Finally, we have organized our team to work on the next steps of this project. A dedicated sprint will take place in April, during which we want to complete all the needed programming, documentation and setup tasks. Actual deployment might require more time, though: depending on how fast mirror operators are to adjust to the new setup, we may have to postpone the production deployment to May.

C.2. Be able to detect within hours failures and malfunction on our services

  • C.2.1. Research and decide what monitoring solution to use what tools and abstraction layer to use for configuring it, and where to host it: #8645

    We settled on a plan while refining the details of the implementation of Icinga2 in our infrastructure.

    We agreed to use its decentralized feature to isolate our monitored systems from our monitoring one: a VM on the monitored host will be set up as a Icinga2 satellite, and will collect the datas from the other monitored systems, to send them back to the monitoring system Icinga2 instance. The later will be the only one responsible for the sending of notifications and will also be the one running the network checks.

    Icinga2 will be the agent we'll use on all systems to collect monitoring datas.

    We've also settled on the way to secure the communication between our systems, and decided not to solely rely on icinga2 SSL certificates, but to harden it using a VPN.

    This was also necessary, because we chose to manage our monitoring system with our current puppetmaster, which is hosted on the monitored host. So both Icinga2 and Puppet take benefits from this VPN. #10760

    Still some of the deep details are quite blurry for the reviewer of this design. We'll leave this discussion open, so that we can go on with the deployement, while we'll be able discuss some other questions that may raise later.

  • C.2.2. Set up the monitoring software and the underlying infrastructure

    We've deployed the VPN between our systems #11094, which lead us to finish the install of the OS on the monitoring machine. It's now managed by our puppetmaster as any other of our systems. #8647

    We also installed the VM on our monitored host that will serve as the satellite relay to our monitoring system. #10886

    We then started writing in our Puppet manifests the recipes we learned from the monitoring prototype tested on a developer machine. We had Icinga2 installed on all of our systems with a basic configuration. Then we configured it on the monitoring system as well as on the VM that will be the satellite so that they are now both interconnected over the VPN. #8648

    We still need to connect our Icinga2 agent instances on the rest of our systems to this Icinga2 network. This will be done in the beginning of March, and we'll then be able to implement the various checks we defined in the blueprint, which are part of C.2.4 and C.2.6. Once done, at the end of March we'll configure the notifications (C.2.5) and will release our monitoring setup for the end of milestone V (2016, April 15).

C.4. Maintain our already existing services

We kept on answering the requests from the community as well as taking care of security updates as covered by "C.4.5. Administer our services up to milestone V".

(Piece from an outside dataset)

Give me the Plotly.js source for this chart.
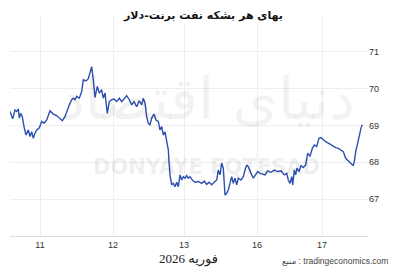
<!DOCTYPE html>
<html>
<head>
<meta charset="utf-8">
<script src="https://cdn.plot.ly/plotly-3.0.1.min.js"></script>
<style>html,body{margin:0;padding:0;background:#fff;}#chart{width:400px;height:268px;}</style>
</head>
<body>
<div id="chart"></div>
<script>
// Time position (trading-time units, left edge = 0) and Brent price (USD)
const timePos = [0,2.7,5,6.7,8.3,9.3,10.7,12.3,14,16,18.3,20,21.7,23.3,25,26.7,29.3,31.7,34,36.7,40,43.3,46.7,50,52.3,55,56.7,59.3,61.7,63.3,65,66.7,69.3,71.7,73.3,76,78.3,80,81.7,83.3,85,87.3,89.3,91.7,93.3,95,97.3,99.3,101.7,104,106.7,109.3,111.7,114,116.7,119.3,121.7,124,126.7,129.3,131.7,133.3,135,136.7,138.3,140,141.7,144,146,148.3,150,151.7,153.3,155,156.7,158.3,159,160,161.7,163.3,165,166.7,168.3,170,171.7,173.3,175,176.7,178.3,180,182.3,185,188.3,191.7,194.3,196.7,199,201.7,204.3,206.7,208.3,210,211.7,213.3,215,216.7,218.3,220,221.7,223.3,225,226.7,228.3,231,233.3,235,236.7,238.3,240,241.7,243.3,245.7,247.7,250,255,257.7,261,264.3,267.7,271,274.3,276.7,278.3,280,281.7,282.7,284.3,285.7,287,289,291,293.3,295.7,297.7,300,302.3,304.3,306.7,309,311,313.3,315.7,318.3,321,323.3,325.7,328.3,331,333.3,335.7,338.3,341,343.3,344.3,345.7,347.7,349,351,352.3];
const price = [69.38,69.18,69.42,69.38,69.45,69.20,69.33,69.24,68.97,68.74,68.88,68.70,68.83,68.65,68.79,68.88,68.94,69.11,69.06,69.15,69.40,69.31,69.27,69.18,69.13,69.24,69.38,69.56,69.70,69.74,69.70,69.79,69.74,69.92,70.24,70.21,70.27,70.46,70.60,70.24,69.76,70.06,69.88,69.97,69.74,69.88,69.33,69.65,69.70,69.72,69.65,69.74,69.65,69.72,69.81,69.70,69.56,69.65,69.51,69.67,69.56,69.74,69.61,69.24,69.06,69.02,69.20,69.31,69.15,69.11,68.88,68.97,68.74,68.83,68.52,68.34,68.02,67.66,67.39,67.43,67.34,67.46,67.34,67.66,67.52,67.61,67.57,67.64,67.57,67.61,67.52,67.46,67.48,67.43,67.49,67.40,67.46,67.39,67.46,67.52,67.79,67.66,67.98,67.84,67.11,67.16,67.25,67.43,67.61,67.43,67.57,67.39,67.57,67.52,67.61,67.79,67.93,67.88,67.79,67.66,67.57,67.66,67.75,67.70,67.66,67.77,67.73,67.79,67.75,67.77,67.66,67.70,67.52,67.43,67.61,67.39,67.79,67.66,67.84,67.75,67.91,67.86,67.93,68.25,68.16,68.38,68.47,68.43,68.65,68.67,68.61,68.56,68.52,68.47,68.45,68.40,68.38,68.34,68.29,68.11,68.04,67.98,67.91,68.02,68.29,68.52,68.70,68.93,69.02];
// X tick labels (days of February 2026) and their positions
const dayTickPos = [30,103,174,247,312];
const dayLabels = ['11','12','13','16','17'];
// Y ticks
const priceTicks = [67,68,69,70,71,72];
const priceLabels = ['67','68','69','70','71',''];

const trace = {
  x: timePos, y: price, type: 'scatter', mode: 'lines',
  line: {color: '#2d50ae', width: 1.4, shape: 'linear'},
  hoverinfo: 'skip'
};

const layout = {
  width: 400, height: 268,
  margin: {l: 10, r: 32, t: 15, b: 32},
  paper_bgcolor: '#fff', plot_bgcolor: '#fff',
  showlegend: false,
  font: {family: 'Liberation Sans, Arial, sans-serif', size: 9, color: '#333'},
  xaxis: {
    range: [0, 358], tickvals: dayTickPos, ticktext: dayLabels,
    showgrid: true, gridcolor: '#eeeeee', gridwidth: 1,
    zeroline: false, showline: true, linecolor: '#dcdcdc', linewidth: 1,
    ticks: '', tickfont: {size: 9, color: '#333'}, fixedrange: true
  },
  yaxis: {
    range: [66, 72], side: 'right', tickvals: priceTicks, ticktext: priceLabels,
    showgrid: true, gridcolor: '#eeeeee', gridwidth: 1,
    zeroline: false, showline: false, ticks: '',
    tickfont: {size: 9, color: '#333'}, fixedrange: true
  },
  annotations: [
    {text: 'دنیای اقتصاد', xref: 'paper', yref: 'paper', x: 0.55, y: 0.62,
     showarrow: false, font: {family: 'DejaVu Sans', size: 58, color: 'rgba(0,0,0,0.05)'}},
    {text: '<b>DONYAYE EQTESAD</b>', xref: 'paper', yref: 'paper', x: 0.55, y: 0.25,
     showarrow: false, font: {family: 'DejaVu Sans', size: 21, color: 'rgba(0,0,0,0.08)'}},
    {text: '<b>بهای هر بشکه نفت برنت-دلار</b>', xref: 'paper', yref: 'paper', x: (203-10)/358, xanchor: 'center',
     y: 1, yanchor: 'middle', showarrow: false, bgcolor: '#fff', borderpad: 2,
     font: {family: 'DejaVu Sans', size: 11, color: '#111'}},
    {text: 'فوریه 2026', xref: 'paper', yref: 'paper', x: (188-10)/358, y: (236-259)/221, xanchor: 'center', yanchor: 'middle',
     showarrow: false, font: {family: 'Liberation Serif, DejaVu Sans', size: 13, color: '#222'}},
    {text: 'منبع : tradingeconomics.com', xref: 'paper', yref: 'paper', x: (390-10)/358, y: (236-261)/221, xanchor: 'right', yanchor: 'middle',
     showarrow: false, font: {family: 'Liberation Sans, DejaVu Sans', size: 8.5, color: '#444'}}
  ]
};

Plotly.newPlot('chart', [trace], layout, {displayModeBar: false, staticPlot: true});
</script>
</body>
</html>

We also did some background work to keep our infrastructure sustainable on the long term:

  • We made plans to upgrade to Debian 8 (Jessie) the small number of Debian 7 (Wheezy) systems we still have (#11178, #11186).

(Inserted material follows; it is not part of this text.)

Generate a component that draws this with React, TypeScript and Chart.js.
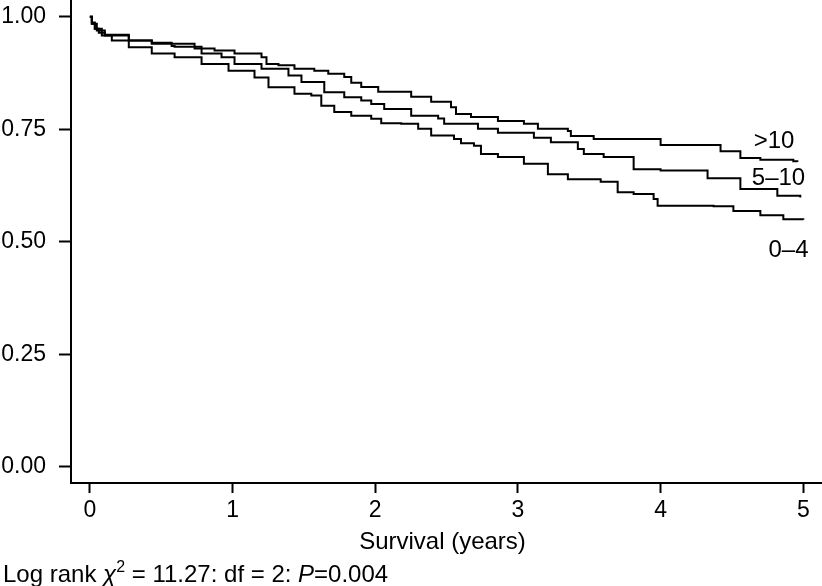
import { useEffect, useRef } from "react";
import { Chart, registerables } from "chart.js";

Chart.register(...registerables);

const FONT = '"Liberation Sans", Arial, Helvetica, sans-serif';

// Kaplan–Meier estimates (time in years, survival proportion)
const tOver10 = [0, 0.014, 0.035, 0.063, 0.105, 0.273, 0.434, 0.573, 0.734, 0.874, 1.014, 1.203, 1.238, 1.322, 1.434, 1.573, 1.671, 1.783, 1.832, 1.902, 2.021, 2.252, 2.392, 2.531, 2.566, 2.671, 2.86, 3.042, 3.14, 3.35, 3.371, 3.531, 4.0, 4.42, 4.559, 4.699, 4.93, 4.958];
const sOver10 = [1.0, 0.984, 0.973, 0.964, 0.96, 0.947, 0.942, 0.94, 0.929, 0.925, 0.918, 0.91, 0.895, 0.892, 0.884, 0.88, 0.873, 0.866, 0.853, 0.844, 0.833, 0.822, 0.811, 0.799, 0.784, 0.777, 0.768, 0.762, 0.751, 0.746, 0.735, 0.728, 0.715, 0.701, 0.686, 0.682, 0.679, 0.677];

const t5to10 = [0, 0.014, 0.049, 0.105, 0.273, 0.434, 0.573, 0.594, 0.783, 0.923, 1.014, 1.203, 1.392, 1.483, 1.643, 1.783, 1.902, 1.972, 2.063, 2.252, 2.441, 2.483, 2.72, 2.86, 3.112, 3.231, 3.42, 3.462, 3.601, 3.811, 4.0, 4.329, 4.559, 4.818, 4.979];
const s5to10 = [1.0, 0.984, 0.969, 0.958, 0.947, 0.94, 0.935, 0.933, 0.918, 0.91, 0.895, 0.884, 0.869, 0.855, 0.832, 0.821, 0.814, 0.806, 0.795, 0.78, 0.774, 0.762, 0.751, 0.742, 0.731, 0.721, 0.706, 0.695, 0.688, 0.661, 0.658, 0.641, 0.617, 0.602, 0.598];

const t0to4 = [0, 0.014, 0.035, 0.084, 0.154, 0.273, 0.434, 0.594, 0.783, 0.972, 1.154, 1.252, 1.434, 1.552, 1.622, 1.713, 1.832, 1.972, 2.042, 2.182, 2.301, 2.392, 2.552, 2.601, 2.692, 2.741, 2.86, 3.042, 3.21, 3.35, 3.58, 3.699, 3.811, 3.951, 3.979, 4.371, 4.51, 4.699, 4.86, 5.0];
const s0to4 = [1.0, 0.987, 0.973, 0.958, 0.947, 0.932, 0.918, 0.91, 0.895, 0.88, 0.865, 0.843, 0.829, 0.825, 0.802, 0.788, 0.78, 0.773, 0.763, 0.762, 0.751, 0.736, 0.728, 0.719, 0.713, 0.695, 0.688, 0.673, 0.65, 0.639, 0.633, 0.61, 0.606, 0.595, 0.58, 0.579, 0.568, 0.559, 0.55, 0.549];

const seriesNames = [">10", "5\u201310", "0\u20134"];
const labelT = [4.795, 4.826, 4.896];
const labelS = [0.722, 0.64, 0.48];

const xTicks = [0, 1, 2, 3, 4, 5];
const yTicks = [0, 0.25, 0.5, 0.75, 1];
const xTitle = "Survival (years)";

function toPoints(t: number[], s: number[]) {
  return t.map((v, i) => ({ x: v, y: s[i] }));
}

export default function App() {
  const ref = useRef<HTMLCanvasElement | null>(null);

  useEffect(() => {
    const canvas = ref.current;
    if (!canvas) return;

    const textPlugin = {
      id: "kmText",
      afterDraw(chart: any) {
        const c = chart.ctx as CanvasRenderingContext2D;
        const xs = chart.scales.x;
        const ys = chart.scales.y;
        const area = chart.chartArea;
        c.save();
        c.fillStyle = "#000";
        // curve labels
        c.font = `24px ${FONT}`;
        c.textAlign = "center";
        c.textBaseline = "middle";
        seriesNames.forEach((n, i) => {
          c.fillText(n, xs.getPixelForValue(labelT[i]), ys.getPixelForValue(labelS[i]));
        });
        // axis title
        c.font = `24px ${FONT}`;
        c.textBaseline = "alphabetic";
        c.fillText(xTitle, (area.left + area.right) / 2 - 4, 549);
        // caption
        c.textAlign = "left";
        const base = 582;
        let x = 3;
        const seg = (txt: string, font: string, dy = 0) => {
          c.font = font;
          c.fillText(txt, x, base + dy);
          x += c.measureText(txt).width;
        };
        seg("Log rank ", `24px ${FONT}`);
        seg("\u03C7", `italic 24px ${FONT}`);
        seg("2", `16px ${FONT}`, -10);
        seg(" = 11.27: df = 2: ", `24px ${FONT}`);
        seg("P", `italic 24px ${FONT}`);
        seg("=0.004", `24px ${FONT}`);
        c.restore();
      },
    };

    const lineStyle = {
      borderColor: "#000",
      borderWidth: 2,
      pointRadius: 0,
      stepped: true as const,
      fill: false,
    };

    const chart = new Chart(canvas, {
      type: "line",
      data: {
        datasets: [
          { label: seriesNames[0], data: toPoints(tOver10, sOver10), ...lineStyle },
          { label: seriesNames[1], data: toPoints(t5to10, s5to10), ...lineStyle },
          { label: seriesNames[2], data: toPoints(t0to4, s0to4), ...lineStyle },
        ],
      },
      options: {
        animation: false,
        responsive: false,
        layout: { padding: 0 },
        plugins: { legend: { display: false }, tooltip: { enabled: false } },
        scales: {
          x: {
            type: "linear",
            min: -0.132,
            max: 5.131,
            afterBuildTicks: (s: any) => {
              s.ticks = xTicks.map((v) => ({ value: v }));
            },
            afterFit: (s: any) => {
              s.height = 103;
              s.paddingLeft = 0;
              s.paddingRight = 0;
            },
            ticks: {
              color: "#000",
              font: { family: FONT, size: 23 },
              padding: 4,
              maxRotation: 0,
              autoSkip: false,
              callback: (v: any) => String(v),
            },
            grid: {
              drawOnChartArea: false,
              drawTicks: true,
              tickLength: 10,
              tickWidth: 2,
              tickColor: "#000",
              color: "#000",
            },
            border: { display: true, color: "#000", width: 2 },
          },
          y: {
            type: "linear",
            min: -0.036,
            max: 1.037,
            afterBuildTicks: (s: any) => {
              s.ticks = yTicks.map((v) => ({ value: v }));
            },
            afterFit: (s: any) => {
              s.width = 71;
              s.paddingTop = 0;
              s.paddingBottom = 0;
            },
            ticks: {
              color: "#000",
              font: { family: FONT, size: 23 },
              padding: 13,
              autoSkip: false,
              callback: (v: any) => Number(v).toFixed(2),
            },
            grid: {
              drawOnChartArea: false,
              drawTicks: true,
              tickLength: 12,
              tickWidth: 2,
              tickColor: "#000",
              color: "#000",
            },
            border: { display: true, color: "#000", width: 2 },
          },
        },
      },
      plugins: [textPlugin],
    });

    return () => chart.destroy();
  }, []);

  return (
    <div style={{ position: "fixed", left: 0, top: 0, width: 822, height: 586, background: "#fff" }}>
      <canvas ref={ref} width={822} height={586} style={{ display: "block" }} />
    </div>
  );
}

  • We modernized a little bit our Puppet setup. Notably, we converted it from the deprecated Config File Environments, to the new Directory Environments.

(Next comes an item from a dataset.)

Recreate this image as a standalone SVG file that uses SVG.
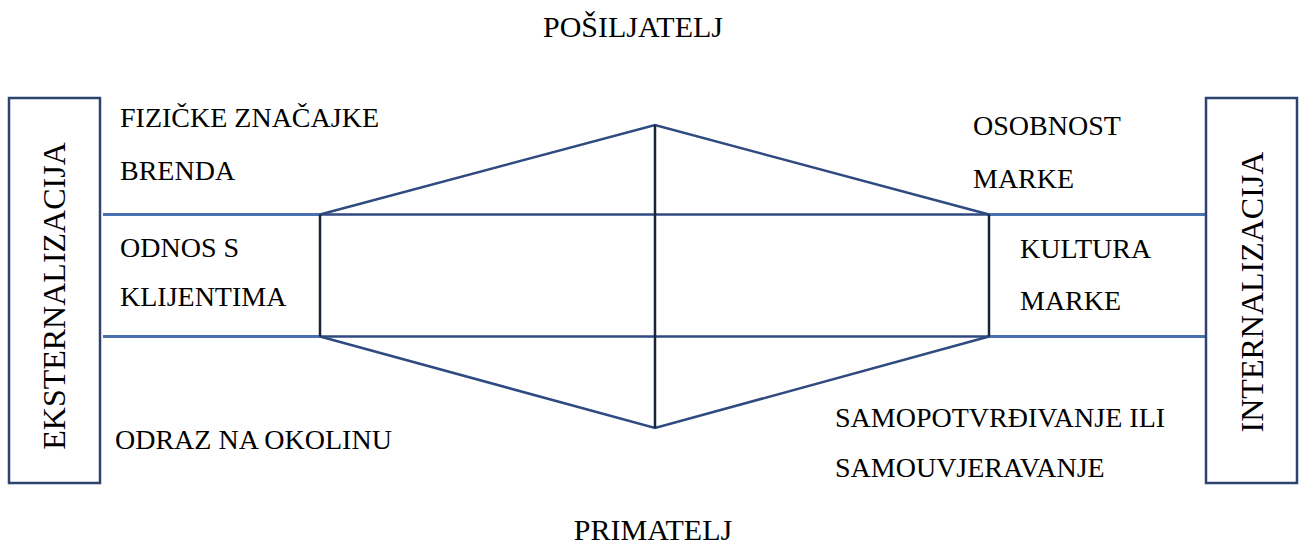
<svg xmlns="http://www.w3.org/2000/svg" width="1301" height="544" viewBox="0 0 1301 544" font-family="'Times New Roman', 'Liberation Serif', serif">
<defs>
<style>
.box{fill:#fff;stroke:#2E4470;stroke-width:2.5}
.hl{stroke:#4A70B0;stroke-width:3;fill:none}
.dl{stroke:#2F4A80;stroke-width:2.5;fill:none}
.vk{stroke:#1A2438;stroke-width:2.5;fill:none}
.lbl{font-family:"Times New Roman","Liberation Serif",serif;font-size:28px;fill:#000}
.big{font-family:"Times New Roman","Liberation Serif",serif;font-size:30px;fill:#000}
.vert{font-family:"Times New Roman","Liberation Serif",serif;font-size:32px;fill:#000}
</style>
</defs>
<rect width="1301" height="544" fill="#fff"/>
<g id="connectors">
<line class="hl" x1="103" y1="214.5" x2="320" y2="214.5"/>
<line class="hl" x1="103" y1="336.5" x2="320" y2="336.5"/>
<line class="hl" x1="989" y1="214.5" x2="1205" y2="214.5"/>
<line class="hl" x1="989" y1="336.5" x2="1205" y2="336.5"/>
<polyline class="dl" points="320,214.5 655,125 989,214.5"/>
<polyline class="dl" points="320,336.5 655,428 989,336.5"/>
<line class="dl" x1="320" y1="214.5" x2="989" y2="214.5"/>
<line class="dl" x1="320" y1="336.5" x2="989" y2="336.5"/>
<line class="vk" x1="320" y1="214.5" x2="320" y2="336.5"/>
<line class="vk" x1="989" y1="214.5" x2="989" y2="336.5"/>
<line class="vk" x1="655" y1="125" x2="655" y2="428"/>
</g>
<g id="ekst">
<rect class="box" x="9" y="98" width="91" height="385"/>
<text class="vert" transform="translate(65,296) rotate(-90)" text-anchor="middle">EKSTERNALIZACIJA</text>
</g>
<g id="int">
<rect class="box" x="1206" y="98" width="91" height="385"/>
<text class="vert" transform="translate(1263,292) rotate(-90)" text-anchor="middle">INTERNALIZACIJA</text>
</g>
<g id="posiljatelj"><text class="big" x="633" y="37" text-anchor="middle">POŠILJATELJ</text></g>
<g id="primatelj"><text class="big" x="653" y="540" text-anchor="middle">PRIMATELJ</text></g>
<g id="fizicke"><text class="lbl" x="120" y="127">FIZIČKE ZNAČAJKE</text><text class="lbl" x="120" y="180">BRENDA</text></g>
<g id="odnos"><text class="lbl" x="120" y="257">ODNOS S</text><text class="lbl" x="120" y="306">KLIJENTIMA</text></g>
<g id="odraz"><text class="lbl" x="115" y="449">ODRAZ NA OKOLINU</text></g>
<g id="osobnost"><text class="lbl" x="973" y="135">OSOBNOST</text><text class="lbl" x="973" y="188">MARKE</text></g>
<g id="kultura"><text class="lbl" x="1020" y="258">KULTURA</text><text class="lbl" x="1020" y="310">MARKE</text></g>
<g id="samo"><text class="lbl" x="835" y="427">SAMOPOTVRĐIVANJE ILI</text><text class="lbl" x="835" y="477">SAMOUVJERAVANJE</text></g>
</svg>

  • We optimized our I/O-bound workloads, by spreading them over multiple drives in a more efficient way.

D. Migration to Debian Jessie

As reported last month, all remaining deliverables were completed in January.

Still, as a follow-up we upgraded our ISO build system to Debian Jessie, and then updated our Vagrant basebox and Jenkins ISO builders accordingly (#9262).

E. Release management

  • Tails 2.0.1 was released on 2016-02-13 as an emergency response to CVE-2016-1523 affecting Tor Browser:

    • Enable the Tor Browser's font fingerprinting protections.
    • Upgrade Tor Browser to 5.5.2.
    • Repair 32-bit UEFI support.